Find the word "with" in the listing; pull out each line holding it.

_Material_.
--------------------------------------------------

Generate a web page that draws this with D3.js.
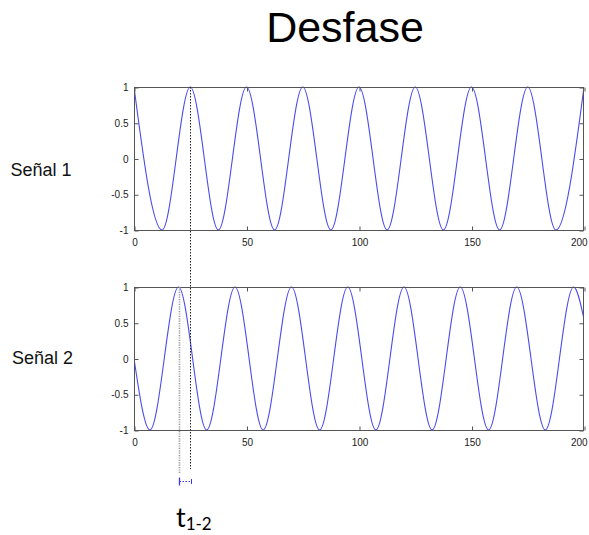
<!DOCTYPE html>
<html>
<head>
<meta charset="utf-8">
<script src="https://cdn.jsdelivr.net/npm/d3@7"></script>
<style>
  html, body { margin: 0; padding: 0; background: #fff; }
  svg { display: block; }
</style>
</head>
<body>
<svg id="chart" width="589" height="535"></svg>
<script>
// ---- data ----
const title = "Desfase";
const panelLabels = ["Señal 1", "Señal 2"];
const xTicks = [0, 50, 100, 150, 200];
const yTicks = [-1, -0.5, 0, 0.5, 1];
const yTickLabels = ["-1", "-0.5", "0", "0.5", "1"];

// Signal 1: turning points (t, value)
const sig1T = [0, 12.5, 25, 37.5, 50, 62.5, 75, 87.5, 100, 112.5, 125, 137.5, 150, 162.5, 175, 187.5, 200];
const sig1V = [1, -1, 1, -1, 1, -1, 1, -1, 1, -1, 1, -1, 1, -1, 1, -1, 1];

// Signal 2: start, turning points, end (t, value)
const sig2T = [0, 7.1, 19.8, 32.3, 44.9, 57.4, 70.0, 82.5, 95.0, 107.5, 120.0, 132.5, 145.0, 157.6, 170.1, 182.8, 195.4, 200];
const sig2V = [0, -1, 1, -1, 1, -1, 1, -1, 1, -1, 1, -1, 1, -1, 1, -1, 1, 0.55];

// phase-shift annotation: peak of signal 2 and peak of signal 1
const peak2T = 19.8;
const peak1T = 25;
const shiftLabel = "t";
const shiftSub = "1-2";

// ---- drawing ----
const svg = d3.select("#chart");
const W = 589;
const left = 134, right = 584;
const panels = [
  { top: 87, bottom: 230, t: sig1T, v: sig1V, label: panelLabels[0], labelY: 175.5 },
  { top: 287, bottom: 430, t: sig2T, v: sig2V, label: panelLabels[1], labelY: 364 }
];

const x = d3.scaleLinear().domain([0, 200]).range([left, right]);

svg.append("text")
  .attr("x", 345).attr("y", 42)
  .attr("text-anchor", "middle")
  .attr("font-family", "Liberation Sans, Arial, sans-serif")
  .attr("font-size", 43)
  .attr("fill", "#000")
  .text(title);

const lineColor = "#4a4af2";
const frameColor = "#555";
const tickFont = "Liberation Sans, Arial, sans-serif";

panels.forEach((p, i) => {
  const y = d3.scaleLinear().domain([-1, 1]).range([p.bottom, p.top]);
  const g = svg.append("g");

  const clipId = "clip" + i;
  svg.append("clipPath").attr("id", clipId)
    .append("rect").attr("x", left).attr("y", p.top - 1)
    .attr("width", right - left).attr("height", p.bottom - p.top + 2);

  // curve
  const pts = p.t.map((t, k) => [t, p.v[k]]);
  const line = d3.line().x(d => x(d[0])).y(d => y(d[1])).curve(d3.curveMonotoneX);
  g.append("path").datum(pts)
    .attr("d", line)
    .attr("fill", "none")
    .attr("stroke", lineColor)
    .attr("stroke-width", 1.1)
    .attr("clip-path", `url(#${clipId})`);

  // frame
  g.append("rect")
    .attr("x", left + 0.5).attr("y", p.top + 0.5)
    .attr("width", right - left - 1).attr("height", p.bottom - p.top)
    .attr("fill", "none").attr("stroke", frameColor).attr("stroke-width", 1);

  // axes with inward ticks
  const xAxisB = d3.axisBottom(x).tickValues(xTicks).tickSize(-4).tickPadding(8).tickFormat(d3.format("d"));
  const gxb = g.append("g").attr("transform", `translate(0.5,${p.bottom + 0.5})`).call(xAxisB);
  const xAxisT = d3.axisTop(x).tickValues(xTicks).tickSize(-4).tickFormat("");
  const gxt = g.append("g").attr("transform", `translate(0.5,${p.top + 0.5})`).call(xAxisT);
  const yAxisL = d3.axisLeft(y).tickValues(yTicks).tickSize(-4).tickPadding(6)
    .tickFormat((d, k) => yTickLabels[k]);
  const gyl = g.append("g").attr("transform", `translate(${left + 0.5},0.5)`).call(yAxisL);
  const yAxisR = d3.axisRight(y).tickValues(yTicks).tickSize(-4).tickFormat("");
  const gyr = g.append("g").attr("transform", `translate(${right - 0.5},0.5)`).call(yAxisR);

  [gxb, gxt, gyl, gyr].forEach(a => {
    a.select(".domain").remove();
    a.selectAll(".tick line").attr("stroke", frameColor);
    a.selectAll("text").attr("font-family", tickFont).attr("font-size", 10).attr("fill", "#222");
  });
  gyl.selectAll("text").attr("dy", "0.32em");

  // keep the last x label inside the window
  gxb.selectAll(".tick text").each(function () {
    const bb = this.getBBox();
    const tr = this.parentNode.transform.baseVal.consolidate();
    const absRight = (tr ? tr.matrix.e : 0) + 0.5 + bb.x + bb.width;
    if (absRight > W - 1) d3.select(this).attr("x", (W - 1) - absRight);
  });

  // panel label
  svg.append("text")
    .attr("x", i === 0 ? 10.5 : 12).attr("y", p.labelY)
    .attr("font-family", "Liberation Sans, Arial, sans-serif")
    .attr("font-size", 18)
    .attr("fill", "#111")
    .text(p.label);
});

// annotation lines
const y1 = d3.scaleLinear().domain([-1, 1]).range([panels[0].bottom, panels[0].top]);
const y2 = d3.scaleLinear().domain([-1, 1]).range([panels[1].bottom, panels[1].top]);
const xa = Math.round(x(peak2T)) + 0.5;
const xb = Math.round(x(peak1T)) + 0.5;

svg.append("line")
  .attr("x1", xb).attr("x2", xb).attr("y1", y1(1)).attr("y2", 469)
  .attr("stroke", "#222").attr("stroke-width", 1).attr("stroke-dasharray", "1.5,1.5");
svg.append("line")
  .attr("x1", xa).attr("x2", xa).attr("y1", y2(1)).attr("y2", 473)
  .attr("stroke", "#999").attr("stroke-width", 1.6).attr("stroke-dasharray", "1.2,1.2");

// t1-2 marker
const my = 481.5;
const markColor = "#3a3af0";
svg.append("line")
  .attr("x1", xa).attr("x2", xb + 1).attr("y1", my).attr("y2", my)
  .attr("stroke", markColor).attr("stroke-width", 1.2).attr("stroke-dasharray", "1.5,1.5");
svg.append("line")
  .attr("x1", xa).attr("x2", xa).attr("y1", my - 4).attr("y2", my + 4)
  .attr("stroke", markColor).attr("stroke-width", 1.3);
svg.append("line")
  .attr("x1", xb + 1).attr("x2", xb + 1).attr("y1", my - 2.5).attr("y2", my + 2.5)
  .attr("stroke", markColor).attr("stroke-width", 1);

const lbl = svg.append("text")
  .attr("x", 176).attr("y", 527)
  .attr("font-family", "Lato, Open Sans, sans-serif")
  .attr("font-size", 27)
  .attr("fill", "#000");
lbl.append("tspan").text(shiftLabel);
lbl.append("tspan").attr("font-size", 17).attr("dy", 3).text(shiftSub);
</script>
</body>
</html>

--------------------------------------------------

_Response to the exercise_.
Generate a web page that draws this with D3.js.
  // axes with inward ticks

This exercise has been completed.